There are two sides to a story. And every side thinks their truth is the real truth. What they did was justified and the best thing to do at that moment. And that results in the chaos we now call our lives. 

Wednesday, March 21, 2018

Desperate or lack of love?

I think, for as long as I can remember, I have struggled with the need of some kind of validation from the opposite sex. Ironic considering how I always proclaim myself as independent. Feminist.  At first I thought it was just because of my natural instinct as a female species to have desire towards boys. But to have it when I was 9? 10 years old? It just doesn't seem natural or normal to me. And the fact that this goes on through my high school and uni life, it just never seemed like a normal thing. Not when you're 13 and all you can think about is loving and devoting your entirety to that 17 year old you have your eye on. 
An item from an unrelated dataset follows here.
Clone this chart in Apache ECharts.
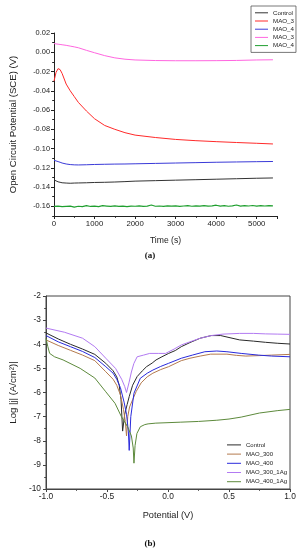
<!DOCTYPE html>
<html>
<head>
<meta charset="utf-8">
<script src="https://cdn.jsdelivr.net/npm/echarts@6/dist/echarts.min.js"></script>
<style>html,body{margin:0;padding:0;background:#fff}#c{width:300px;height:550px}</style>
</head>
<body>
<div id="c"></div>
<script>
// ---------- (a) Open circuit potential vs time ----------
var timeS = [0,50,100,150,200,300,400,500,600,800,1000,1250,1500,1750,2000,2500,3000,3500,4000,4500,5000,5400];
var ocpControl = [-0.1325,-0.1335,-0.1345,-0.1350,-0.1355,-0.1358,-0.1360,-0.1358,-0.1357,-0.1355,-0.1352,-0.1350,-0.1347,-0.1343,-0.1338,-0.1333,-0.1328,-0.1323,-0.1318,-0.1313,-0.1308,-0.1305];
var ocpMAO3 = [-0.030,-0.021,-0.017,-0.018,-0.022,-0.033,-0.040,-0.046,-0.052,-0.061,-0.069,-0.076,-0.080,-0.0835,-0.086,-0.0885,-0.0905,-0.0918,-0.0928,-0.0937,-0.0945,-0.0952];
var ocpMAO4 = [-0.1122,-0.1128,-0.1135,-0.1142,-0.1150,-0.1160,-0.1166,-0.1169,-0.1170,-0.1168,-0.1165,-0.1163,-0.1161,-0.1160,-0.1158,-0.1154,-0.1150,-0.1146,-0.1142,-0.1139,-0.1136,-0.1134];
var ocpMAO3Ag = [0.0090,0.0087,0.0084,0.0081,0.0078,0.0072,0.0064,0.0056,0.0047,0.0020,-0.0005,-0.0035,-0.0058,-0.0072,-0.0080,-0.0086,-0.0088,-0.0088,-0.0087,-0.0085,-0.0080,-0.0078];
var timeG = [0,100,200,300,400,500,600,700,800,900,1000,1100,1200,1300,1400,1500,1600,1700,1800,1900,2000,2100,2200,2300,2400,2500,2600,2700,2800,2900,3000,3100,3200,3300,3400,3500,3600,3700,3800,3900,4000,4100,4200,4300,4400,4500,4600,4700,4800,4900,5000,5100,5200,5300,5400];
var ocpMAO4Ag = [-0.1601,-0.1598,-0.1603,-0.1600,-0.1597,-0.1608,-0.1599,-0.1602,-0.1592,-0.1601,
 -0.1598,-0.1603,-0.1593,-0.1597,-0.1601,-0.1594,-0.1600,-0.1598,-0.1602,-0.1597,
 -0.1599,-0.1595,-0.1601,-0.1597,-0.1586,-0.1599,-0.1596,-0.1600,-0.1594,-0.1598,
 -0.1595,-0.1601,-0.1596,-0.1593,-0.1599,-0.1595,-0.1597,-0.1592,-0.1598,-0.1594,
 -0.1588,-0.1597,-0.1593,-0.1599,-0.1594,-0.1586,-0.1597,-0.1593,-0.1596,-0.1591,
 -0.1598,-0.1593,-0.1596,-0.1592,-0.1595];
var ocpNames = ['a_Control','a_MAO_3','a_MAO_4','a_MAO_3b','a_MAO_4b'];
var ocpLabels = ['Control','MAO_3','MAO_4','MAO_3','MAO_4'];
var ocpYTicks = [-0.16,-0.14,-0.12,-0.10,-0.08,-0.06,-0.04,-0.02,0.00,0.02];
var ocpYMinor = [-0.17,-0.15,-0.13,-0.11,-0.09,-0.07,-0.05,-0.03,-0.01,0.01];

// ---------- (b) Polarisation curves ----------
var ctrlV = [-1.0,-0.9,-0.8,-0.7,-0.6,-0.51,-0.45,-0.42,-0.40,-0.385,-0.372,-0.355,-0.335,-0.318,-0.29,-0.253,-0.21,-0.176,-0.13,-0.098,-0.05,0.005,0.06,0.109,0.18,0.264,0.354,0.432,0.5,0.587,0.7,0.8,0.9,1.0];
var ctrlJ = [-3.53,-3.78,-4.0,-4.2,-4.42,-4.79,-5.1,-5.35,-5.7,-6.3,-7.6,-6.9,-6.5,-6.17,-5.7,-5.34,-5.1,-4.93,-4.78,-4.65,-4.52,-4.38,-4.26,-4.1,-3.93,-3.75,-3.64,-3.64,-3.72,-3.82,-3.87,-3.92,-3.96,-3.99];
var m300V = [-1.0,-0.9,-0.8,-0.7,-0.6,-0.51,-0.45,-0.42,-0.39,-0.365,-0.35,-0.34,-0.33,-0.315,-0.29,-0.26,-0.22,-0.17,-0.124,-0.06,0.005,0.109,0.18,0.264,0.35,0.483,0.56,0.638,0.75,0.85,1.0];
var m300J = [-3.82,-4.05,-4.25,-4.45,-4.68,-5.14,-5.45,-5.7,-6.1,-6.7,-7.2,-7.8,-7.0,-6.6,-6.3,-5.95,-5.6,-5.35,-5.2,-5.05,-4.93,-4.68,-4.58,-4.49,-4.41,-4.41,-4.46,-4.49,-4.47,-4.45,-4.42];
var m400V = [-1.0,-0.9,-0.8,-0.7,-0.6,-0.51,-0.45,-0.42,-0.39,-0.36,-0.34,-0.325,-0.318,-0.305,-0.279,-0.227,-0.17,-0.124,-0.06,0.005,0.109,0.2,0.302,0.4,0.483,0.6,0.742,0.85,1.0];
var m400J = [-3.64,-3.9,-4.1,-4.3,-4.55,-4.93,-5.2,-5.45,-5.8,-6.4,-6.9,-7.6,-8.4,-7.0,-6.03,-5.41,-5.2,-5.07,-4.92,-4.79,-4.58,-4.45,-4.31,-4.28,-4.31,-4.38,-4.45,-4.49,-4.52];
var m300AgV = [-1.0,-0.85,-0.7,-0.6,-0.51,-0.43,-0.38,-0.355,-0.34,-0.32,-0.3,-0.28,-0.253,-0.2,-0.15,-0.08,-0.02,0.05,0.109,0.18,0.264,0.354,0.45,0.587,0.7,0.8,0.9,1.0];
var m300AgJ = [-3.33,-3.5,-3.75,-4.1,-4.58,-5.0,-5.45,-5.75,-6.0,-5.6,-5.15,-4.8,-4.52,-4.45,-4.38,-4.38,-4.38,-4.2,-4.03,-3.9,-3.75,-3.64,-3.58,-3.55,-3.55,-3.57,-3.58,-3.59];
var m400AgV = [-1.0,-0.985,-0.97,-0.93,-0.86,-0.72,-0.6,-0.51,-0.434,-0.382,-0.331,-0.3,-0.285,-0.279,-0.27,-0.255,-0.227,-0.19,-0.163,-0.1,0.0,0.1,0.25,0.4,0.5,0.6,0.75,0.9,1.0];
var m400AgJ = [-3.76,-4.1,-4.38,-4.52,-4.65,-5.0,-5.4,-5.97,-6.45,-7.0,-7.42,-7.8,-8.3,-8.93,-8.2,-7.7,-7.42,-7.33,-7.3,-7.27,-7.25,-7.23,-7.2,-7.15,-7.1,-7.02,-6.85,-6.75,-6.7];
var polNames = ['Control','MAO_300','MAO_400','MAO_300_1Ag','MAO_400_1Ag'];

function pairs(xs, ys){ return xs.map(function(x,i){ return [x, ys[i]]; }); }

var FONT = 'Liberation Sans';
var AX = '#222';
var chart = echarts.init(document.getElementById('c'), null, {renderer:'canvas'});

var topColors = ['#333333','#ff2a2a','#3a3ad8','#ff66e0','#1f9f2f'];
var topData = [ocpControl, ocpMAO3, ocpMAO4, ocpMAO3Ag];
var polColors = ['#2a2a2a','#b47a4e','#2a2adc','#b27af2','#5d8a3c'];
var polData = [pairs(ctrlV,ctrlJ), pairs(m300V,m300J), pairs(m400V,m400J), pairs(m300AgV,m300AgJ), pairs(m400AgV,m400AgJ)];

var series = [];
for (var i = 0; i < 4; i++) {
  series.push({name: ocpNames[i], type:'line', xAxisIndex:0, yAxisIndex:0, symbol:'none',
    data: pairs(timeS, topData[i]), lineStyle:{color: topColors[i], width:1}, itemStyle:{color: topColors[i]}, animation:false});
}
series.push({name: ocpNames[4], type:'line', xAxisIndex:0, yAxisIndex:0, symbol:'none',
  data: pairs(timeG, ocpMAO4Ag), lineStyle:{color: topColors[4], width:1.2}, itemStyle:{color: topColors[4]}, animation:false});
for (var k = 0; k < 5; k++) {
  series.push({name: polNames[k], type:'line', xAxisIndex:1, yAxisIndex:2, symbol:'none',
    data: polData[k], lineStyle:{color: polColors[k], width:1}, itemStyle:{color: polColors[k]}, animation:false});
}

var option = {
  backgroundColor:'#ffffff',
  animation:false,
  textStyle:{fontFamily: FONT},
  grid:[
    {left:53, top:33, width:224, height:183, show:false},
    {left:32, top:296, width:258, height:193, show:true, borderColor:'#444', borderWidth:1, backgroundColor:'transparent'}
  ],
  legend:[
    {data: ocpNames, orient:'vertical', left:251, top:6, padding:[3,2,3,4], itemGap:0.6, itemWidth:13, itemHeight:1, itemTextGap:3,
     icon:'rect', borderColor:'#555', borderWidth:0.8, selectedMode:false,
     formatter:function(n){ return ocpLabels[ocpNames.indexOf(n)]; },
     textStyle:{fontSize:6.2, color:'#222', fontFamily:FONT, lineHeight:7.6}},
    {data: polNames, orient:'vertical', left:227, top:441, padding:0, itemGap:1.4, itemWidth:14, itemHeight:1, itemTextGap:4,
     icon:'rect', selectedMode:false, textStyle:{fontSize:6.0, color:'#222', fontFamily:FONT, lineHeight:7.8}}
  ],
  xAxis:[
    {type:'value', gridIndex:0, min:0, max:5500, interval:1000,
     name:'Time (s)', nameLocation:'middle', nameGap:20, nameTextStyle:{fontSize:8.6, color:'#222', fontFamily:FONT},
     axisLine:{onZero:false, lineStyle:{color:AX, width:1}}, axisTick:{length:3, lineStyle:{color:AX}},
     minorTick:{show:true, splitNumber:2, length:1.8, lineStyle:{color:AX}},
     axisLabel:{fontSize:7.8, color:'#222', margin:4, showMaxLabel:false, formatter:function(v){ return String(v); }}, splitLine:{show:false}},
    {type:'value', gridIndex:1, min:-1, max:1, interval:0.5,
     name:'Potential (V)', nameLocation:'middle', nameGap:22, nameTextStyle:{fontSize:9.2, color:'#222', fontFamily:FONT},
     axisLine:{onZero:false, lineStyle:{color:'#444', width:1}}, axisTick:{length:3, lineStyle:{color:'#444'}},
     minorTick:{show:true, splitNumber:2, length:1.8, lineStyle:{color:'#444'}},
     axisLabel:{fontSize:8.4, color:'#222', margin:4, formatter:function(v){ return v.toFixed(1); }}, splitLine:{show:false}}
  ],
  yAxis:[
    {type:'value', gridIndex:0, min:-0.17, max:0.02,
     name:'Open Circuit Potential (SCE) (V)', nameLocation:'middle', nameGap:36, nameTextStyle:{fontSize:9.6, color:'#222', fontFamily:FONT},
     axisLine:{onZero:false, lineStyle:{color:AX, width:1}},
     axisTick:{length:3, lineStyle:{color:AX}, customValues: ocpYTicks},
     axisLabel:{fontSize:7.4, color:'#222', margin:4, customValues: ocpYTicks, formatter:function(v){ return v.toFixed(2); }},
     splitLine:{show:false}},
    {type:'value', gridIndex:0, min:-0.17, max:0.02, position:'left',
     axisLine:{show:false, onZero:false}, axisTick:{length:1.8, lineStyle:{color:AX}, customValues: ocpYMinor},
     axisLabel:{show:false}, splitLine:{show:false}},
    {type:'value', gridIndex:1, min:-10, max:-2, interval:1,
     name:'Log |j| (A/cm²)|', nameLocation:'middle', nameGap:21, nameTextStyle:{fontSize:9.6, color:'#222', fontFamily:FONT},
     axisLine:{onZero:false, lineStyle:{color:'#444', width:1}}, axisTick:{length:3, lineStyle:{color:'#444'}},
     minorTick:{show:true, splitNumber:2, length:1.8, lineStyle:{color:'#444'}},
     axisLabel:{fontSize:8.4, color:'#222', margin:5}, splitLine:{show:false}}
  ],
  graphic:[
    {type:'text', left:'center', top:251, style:{text:'(a)', font:'bold 9px "Liberation Serif"', fill:'#111'}},
    {type:'text', left:'center', top:539, style:{text:'(b)', font:'bold 9px "Liberation Serif"', fill:'#111'}}
  ],
  series: series
};
chart.setOption(option);
</script>
</body>
</html>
Why was I so desperate? Why was I looking for a partner so bad? Could it be because my feelings were never reciprocated? Well that smells like desperate doesn't it?  Or was it because everyone around me were in love and I wasn't? Wow that stinks of desperate.
Then could it be the jealousy of watching them living all these romantic ideals I've always dreamt of  (fuck chick flicks and korean dramas man) or was it because I envy the fact that someone else was able to accept them for all their imperfections? 

Growing up I always had this one thought that was constantly bugging my mind. If no one could (even) love my physical appearance, how the hell will they love what is within me? How is that even possible? And even if they were able to love my physical appearance, that will be just the beginning of things they need to learn to love about me right? 
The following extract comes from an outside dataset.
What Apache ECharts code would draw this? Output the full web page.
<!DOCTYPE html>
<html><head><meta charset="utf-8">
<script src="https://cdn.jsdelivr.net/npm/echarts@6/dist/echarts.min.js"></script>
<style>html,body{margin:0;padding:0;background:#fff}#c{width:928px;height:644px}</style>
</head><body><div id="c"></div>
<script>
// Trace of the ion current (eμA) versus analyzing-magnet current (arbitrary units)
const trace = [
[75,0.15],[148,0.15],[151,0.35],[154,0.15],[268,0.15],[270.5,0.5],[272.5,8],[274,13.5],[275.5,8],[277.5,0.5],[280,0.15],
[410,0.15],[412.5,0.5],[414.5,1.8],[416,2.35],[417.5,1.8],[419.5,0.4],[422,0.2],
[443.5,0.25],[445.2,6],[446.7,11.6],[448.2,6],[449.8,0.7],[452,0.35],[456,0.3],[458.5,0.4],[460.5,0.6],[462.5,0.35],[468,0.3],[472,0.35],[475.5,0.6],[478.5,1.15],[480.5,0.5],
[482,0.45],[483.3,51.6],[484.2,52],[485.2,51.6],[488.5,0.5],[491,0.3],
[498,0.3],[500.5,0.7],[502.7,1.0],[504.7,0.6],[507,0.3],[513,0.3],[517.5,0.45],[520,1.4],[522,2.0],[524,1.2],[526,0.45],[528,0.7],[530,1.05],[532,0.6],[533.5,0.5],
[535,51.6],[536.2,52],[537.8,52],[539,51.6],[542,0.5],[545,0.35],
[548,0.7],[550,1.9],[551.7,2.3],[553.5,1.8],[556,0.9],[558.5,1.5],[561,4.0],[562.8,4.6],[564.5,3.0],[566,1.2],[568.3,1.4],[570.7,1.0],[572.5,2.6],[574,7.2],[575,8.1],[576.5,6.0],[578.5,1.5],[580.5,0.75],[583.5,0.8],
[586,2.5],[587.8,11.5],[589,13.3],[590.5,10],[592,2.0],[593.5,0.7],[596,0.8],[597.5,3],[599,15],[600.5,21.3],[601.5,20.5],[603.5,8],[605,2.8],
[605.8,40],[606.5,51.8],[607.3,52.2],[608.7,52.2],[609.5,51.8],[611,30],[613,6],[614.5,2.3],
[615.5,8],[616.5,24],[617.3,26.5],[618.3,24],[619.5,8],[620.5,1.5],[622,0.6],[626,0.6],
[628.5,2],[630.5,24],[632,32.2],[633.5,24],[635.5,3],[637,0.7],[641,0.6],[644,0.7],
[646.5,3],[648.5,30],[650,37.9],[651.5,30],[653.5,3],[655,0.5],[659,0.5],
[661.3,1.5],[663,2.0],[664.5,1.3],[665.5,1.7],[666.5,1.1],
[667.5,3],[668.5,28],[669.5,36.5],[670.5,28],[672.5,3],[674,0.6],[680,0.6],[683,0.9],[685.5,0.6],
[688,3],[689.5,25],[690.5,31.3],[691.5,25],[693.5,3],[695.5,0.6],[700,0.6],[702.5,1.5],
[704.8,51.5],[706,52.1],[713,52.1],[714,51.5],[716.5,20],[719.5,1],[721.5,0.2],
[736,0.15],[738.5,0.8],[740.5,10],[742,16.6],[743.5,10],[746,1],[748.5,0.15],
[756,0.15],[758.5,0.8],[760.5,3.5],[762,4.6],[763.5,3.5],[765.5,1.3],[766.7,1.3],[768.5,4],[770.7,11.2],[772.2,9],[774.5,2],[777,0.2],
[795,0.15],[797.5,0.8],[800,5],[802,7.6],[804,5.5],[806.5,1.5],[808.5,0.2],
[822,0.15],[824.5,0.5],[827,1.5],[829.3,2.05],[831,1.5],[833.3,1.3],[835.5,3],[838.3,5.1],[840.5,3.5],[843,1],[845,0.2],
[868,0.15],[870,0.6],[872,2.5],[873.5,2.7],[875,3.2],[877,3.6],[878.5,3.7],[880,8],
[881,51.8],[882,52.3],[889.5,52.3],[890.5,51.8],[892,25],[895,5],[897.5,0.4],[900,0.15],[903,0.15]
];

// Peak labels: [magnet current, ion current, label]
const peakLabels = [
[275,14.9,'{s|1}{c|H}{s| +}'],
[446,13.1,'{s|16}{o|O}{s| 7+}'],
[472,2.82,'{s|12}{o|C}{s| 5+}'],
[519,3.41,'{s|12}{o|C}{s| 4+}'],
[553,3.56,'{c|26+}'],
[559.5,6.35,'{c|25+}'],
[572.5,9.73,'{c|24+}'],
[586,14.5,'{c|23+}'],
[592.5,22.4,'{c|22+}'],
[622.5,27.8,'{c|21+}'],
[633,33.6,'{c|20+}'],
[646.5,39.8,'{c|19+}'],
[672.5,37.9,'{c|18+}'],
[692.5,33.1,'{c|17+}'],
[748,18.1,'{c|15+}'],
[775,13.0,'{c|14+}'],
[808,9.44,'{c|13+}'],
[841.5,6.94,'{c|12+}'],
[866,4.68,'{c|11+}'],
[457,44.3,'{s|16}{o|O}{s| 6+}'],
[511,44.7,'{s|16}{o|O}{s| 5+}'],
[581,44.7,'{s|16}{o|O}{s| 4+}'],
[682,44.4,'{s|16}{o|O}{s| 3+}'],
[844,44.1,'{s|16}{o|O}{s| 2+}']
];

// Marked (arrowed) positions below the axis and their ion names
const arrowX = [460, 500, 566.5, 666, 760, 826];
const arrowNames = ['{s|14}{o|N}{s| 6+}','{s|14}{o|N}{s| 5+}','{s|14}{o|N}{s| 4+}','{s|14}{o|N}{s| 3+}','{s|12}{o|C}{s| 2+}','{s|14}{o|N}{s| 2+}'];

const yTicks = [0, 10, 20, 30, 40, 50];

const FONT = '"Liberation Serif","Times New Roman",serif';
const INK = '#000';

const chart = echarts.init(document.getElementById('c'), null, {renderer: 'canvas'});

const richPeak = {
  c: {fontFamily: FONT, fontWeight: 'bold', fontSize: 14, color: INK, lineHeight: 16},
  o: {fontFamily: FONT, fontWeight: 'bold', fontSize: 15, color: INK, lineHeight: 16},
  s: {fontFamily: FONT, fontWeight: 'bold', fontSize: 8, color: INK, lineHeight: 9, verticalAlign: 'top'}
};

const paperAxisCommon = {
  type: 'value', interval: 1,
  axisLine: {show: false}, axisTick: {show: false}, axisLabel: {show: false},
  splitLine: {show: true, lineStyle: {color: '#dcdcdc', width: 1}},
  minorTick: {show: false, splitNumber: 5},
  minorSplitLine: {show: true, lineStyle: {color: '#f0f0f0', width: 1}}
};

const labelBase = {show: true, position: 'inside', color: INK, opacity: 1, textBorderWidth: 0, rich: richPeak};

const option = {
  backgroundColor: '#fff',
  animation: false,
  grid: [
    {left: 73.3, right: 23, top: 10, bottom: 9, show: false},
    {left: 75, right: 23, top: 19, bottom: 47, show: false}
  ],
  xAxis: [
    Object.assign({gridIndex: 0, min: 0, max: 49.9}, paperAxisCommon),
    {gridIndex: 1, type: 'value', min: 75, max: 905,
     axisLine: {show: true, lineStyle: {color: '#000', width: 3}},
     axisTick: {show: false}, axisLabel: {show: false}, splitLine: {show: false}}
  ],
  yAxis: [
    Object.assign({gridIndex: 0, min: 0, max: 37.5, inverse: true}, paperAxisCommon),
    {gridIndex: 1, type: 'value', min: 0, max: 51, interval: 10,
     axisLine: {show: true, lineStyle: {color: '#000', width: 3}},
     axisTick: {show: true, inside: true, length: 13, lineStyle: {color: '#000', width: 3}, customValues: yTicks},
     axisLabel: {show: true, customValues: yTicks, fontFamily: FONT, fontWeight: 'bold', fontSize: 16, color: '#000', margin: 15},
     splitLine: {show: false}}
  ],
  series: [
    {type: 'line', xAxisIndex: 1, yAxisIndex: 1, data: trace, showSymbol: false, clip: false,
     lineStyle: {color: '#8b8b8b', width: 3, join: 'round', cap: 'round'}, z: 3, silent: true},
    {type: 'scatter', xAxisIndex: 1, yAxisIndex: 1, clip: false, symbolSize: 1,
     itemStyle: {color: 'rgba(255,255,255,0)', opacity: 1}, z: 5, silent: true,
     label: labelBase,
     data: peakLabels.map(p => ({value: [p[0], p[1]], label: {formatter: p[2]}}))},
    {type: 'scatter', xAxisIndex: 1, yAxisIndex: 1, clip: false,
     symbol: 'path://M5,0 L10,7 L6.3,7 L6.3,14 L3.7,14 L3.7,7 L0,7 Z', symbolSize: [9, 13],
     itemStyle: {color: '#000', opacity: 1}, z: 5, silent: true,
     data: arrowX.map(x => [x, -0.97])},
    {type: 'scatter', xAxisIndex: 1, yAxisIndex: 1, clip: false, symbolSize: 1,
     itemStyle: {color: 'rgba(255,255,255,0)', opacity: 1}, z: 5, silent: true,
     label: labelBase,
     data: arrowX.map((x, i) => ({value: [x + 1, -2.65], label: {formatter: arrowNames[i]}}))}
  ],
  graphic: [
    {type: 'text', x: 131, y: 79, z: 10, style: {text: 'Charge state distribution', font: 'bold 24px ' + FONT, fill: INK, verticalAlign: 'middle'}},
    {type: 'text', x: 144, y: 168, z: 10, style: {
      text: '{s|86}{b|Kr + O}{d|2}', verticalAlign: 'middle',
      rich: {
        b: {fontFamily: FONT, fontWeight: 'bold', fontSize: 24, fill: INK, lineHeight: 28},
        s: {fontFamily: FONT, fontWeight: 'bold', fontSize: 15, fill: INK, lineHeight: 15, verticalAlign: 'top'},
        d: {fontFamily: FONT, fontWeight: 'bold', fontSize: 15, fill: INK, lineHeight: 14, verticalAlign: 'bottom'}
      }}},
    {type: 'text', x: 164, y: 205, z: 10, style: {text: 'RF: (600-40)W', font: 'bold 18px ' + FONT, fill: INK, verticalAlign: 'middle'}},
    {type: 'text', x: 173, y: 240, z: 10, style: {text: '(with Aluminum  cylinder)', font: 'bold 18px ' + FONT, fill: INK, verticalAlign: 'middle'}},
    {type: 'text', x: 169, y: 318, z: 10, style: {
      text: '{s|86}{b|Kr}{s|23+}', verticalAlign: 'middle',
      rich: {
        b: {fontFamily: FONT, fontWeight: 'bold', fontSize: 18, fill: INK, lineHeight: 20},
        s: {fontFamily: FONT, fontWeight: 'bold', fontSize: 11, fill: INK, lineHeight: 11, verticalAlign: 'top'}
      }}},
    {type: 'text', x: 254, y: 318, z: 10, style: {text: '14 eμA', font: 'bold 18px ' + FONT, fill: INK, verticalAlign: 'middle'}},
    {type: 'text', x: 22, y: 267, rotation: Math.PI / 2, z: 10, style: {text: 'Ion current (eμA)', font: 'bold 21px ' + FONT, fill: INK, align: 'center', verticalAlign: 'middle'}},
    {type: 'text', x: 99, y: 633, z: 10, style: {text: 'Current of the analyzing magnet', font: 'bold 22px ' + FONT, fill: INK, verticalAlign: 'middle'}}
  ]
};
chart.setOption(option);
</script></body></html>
Having a lot of skinny best friends didn't help. ( Ok like I know taking only physical appearance into account is kinda shitty but when you're a teenager and you like someone, it all starts with your physical attributions) 
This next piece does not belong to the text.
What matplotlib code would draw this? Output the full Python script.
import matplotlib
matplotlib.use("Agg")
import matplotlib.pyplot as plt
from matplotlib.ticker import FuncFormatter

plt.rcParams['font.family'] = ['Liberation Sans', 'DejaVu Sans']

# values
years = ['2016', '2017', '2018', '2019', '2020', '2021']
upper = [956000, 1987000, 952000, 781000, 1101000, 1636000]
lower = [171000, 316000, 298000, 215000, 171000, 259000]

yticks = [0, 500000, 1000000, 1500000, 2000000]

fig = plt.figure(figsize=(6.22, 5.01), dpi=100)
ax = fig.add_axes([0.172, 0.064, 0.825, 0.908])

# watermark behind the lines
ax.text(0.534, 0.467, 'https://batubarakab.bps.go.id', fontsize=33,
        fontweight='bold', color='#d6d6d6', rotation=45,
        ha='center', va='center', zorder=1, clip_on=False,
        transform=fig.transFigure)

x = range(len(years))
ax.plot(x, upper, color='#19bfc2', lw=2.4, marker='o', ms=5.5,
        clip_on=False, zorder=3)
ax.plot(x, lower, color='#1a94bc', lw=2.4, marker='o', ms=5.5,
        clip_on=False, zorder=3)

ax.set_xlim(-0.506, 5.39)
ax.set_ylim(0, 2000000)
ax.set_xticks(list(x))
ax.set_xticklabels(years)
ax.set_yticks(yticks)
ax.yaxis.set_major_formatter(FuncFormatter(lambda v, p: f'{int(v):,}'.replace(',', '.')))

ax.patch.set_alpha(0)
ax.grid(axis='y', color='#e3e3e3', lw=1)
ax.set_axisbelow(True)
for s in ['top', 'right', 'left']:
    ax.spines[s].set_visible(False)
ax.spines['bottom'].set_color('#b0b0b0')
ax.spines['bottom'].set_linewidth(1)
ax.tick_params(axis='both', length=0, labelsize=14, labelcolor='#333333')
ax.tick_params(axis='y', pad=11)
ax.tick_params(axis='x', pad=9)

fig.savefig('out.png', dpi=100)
I've never been one to love myself. To accept myself.  Believe me I have tried. Countless times in fact. But how can I when I don't even like who or what I've become? I know a lot of people say that you have to love yourself before anybody can love you. But no one has ever told you how to accept yourself. No one has ever told you how you're supposed to love yourself. They always tell you to just do it because they are able to. SO PESSIMISTIC BUT JUST HEAR ME RANT OKAY I'M IN ONE OF THOSE MOODS. 

But how are you suppose to JUST love yourself when you grow up with people who were never around to teach you what self love is? How are you supposed to love yourself when you have never been properly taught what forms love can be in?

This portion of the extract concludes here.